My grandmother’s basement is, and will always be, where things go to die. Going into grandma’s basement is always an adventure. You never know what joy or heartbreak you will uncover. It’s truly a place where the living meets the dead.
There is one (unspoken) rule to grandma’s basement: it’s never to be spoken of. Our entire family knows the history of the basement and utilizes it when necessary, but we never really talk about it. The history of the basement is a pretty long one, but i’ll give you a sweet summary: It didn’t always serve as a place to house the dead, quite the opposite actually. Grandma’s basement was once a place of beauty. Growing up, I remember my grandfather guiding me to the basement during the warm summer to pick out a shovel and help in the garden. The basement was our first stop before riding the lawn mower, or as I grew older, fixing up cars. But as the years passed, a lot of good times were met with an overwhelming amount of bad. I grew sicker with Crohn’s. My mother? Schizophrenia, and soon my grandparents would be diagnosed with their own chronic, debilitating conditions. The basement, much like the garden, became a desert of dried up hope and lost memories.
I journeyed into my grandmother’s basement for one reason and one reason only: retainers. Was my journey successful? Well, yes and no.
Years ago I went through the most trying, traumatic experiences of my life.
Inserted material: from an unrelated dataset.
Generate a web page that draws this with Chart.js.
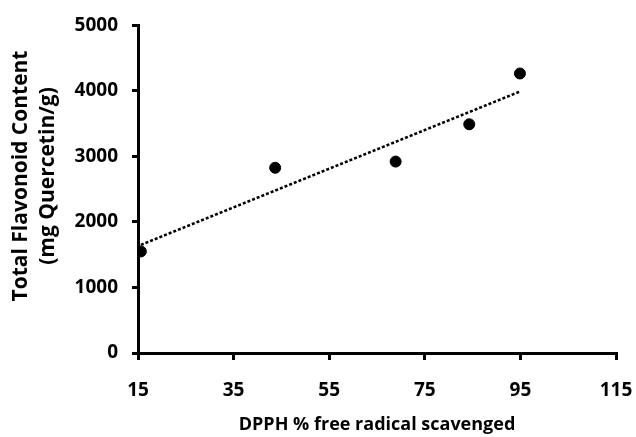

A mix of miscarriage and heartbreak, along with an overwhelming battle with depression. After my miscarriage I chose to bury my sorrow, along with my painful memories, deep within grandma’s basement. Other mothers could have certainly benefited from the very things I chose to suffocate underground, but frankly, I felt it was wrong. I despised the idea of cursing another hopeful mother with the very items that brought me so much pain. I’d tried a few times to get them off of my hands, but ultimately, they’d be hit with the same fate as many other things in my life: the basement.
Friendships, lost loves, childhood memories, the possibilities of what you may uncover are limitless. The ocean of memories within this basement run long before my pain, in-fact, many of the memories here were made long before I was. Every box, every bag, representing another era in someone’s life. Another dream, another friend, another love that was once so powerful, so pivotal, we made the conscious decision to grasp what was left of it and hold on eternally.
I said my journey wasn’t successful because I never found my retainers. To be honest, I likely never will. Every year or so I will return down to the basement using the same excuse and ultimately, discover the same truth. — But in many ways, it was successful. Every time I go into that basement I discover something new about myself or a loved one. This time was no different. I discovered who I was at the time of my loss. I found old dishes that were given to me by an amazingly generous woman I’d met for the first time. I found hand-me-downs and even a beautiful dress, I presume for a wedding. – Things I once chose to bury so deep in my mind, I almost began to wonder if these memories were mine at all. I seem so distant from the person I once was. On one hand, I have a burning desire to know this young lady, and on the other, I rejoice in the fact that she is gone.
As I gaze upon the items that once brought me joy, then sadness: the dress, the crib, the rocking chair, I question myself, “what is it that you’re feeling now?” The only word that could come to my mind was: indifferent. I had no feelings for this time in my life or the person I once was. — But as I look around the basement, breathing in the time that has passed and all of the lessons that lay within each stowed away box, all I could feel is gratitude.
To be honest, I don’t know what I believe anymore. Whether it’s God, an “energy,” a force within the universe… whatever it is, I am grateful for “it.” I am grateful for growth and living in the present, as opposed to the past. I am grateful for what is for me and grateful that what is not will be removed from my life. I am grateful for this life and while everything seems so big in the moment, looking around this basement, makes it all seem so small. As though everything I’ve gone through is nothing new. As if my ancestors have carried an even heavier burden than my own and have stored all of the lessons here. For me to understand that, just as they have, I too shall overcome.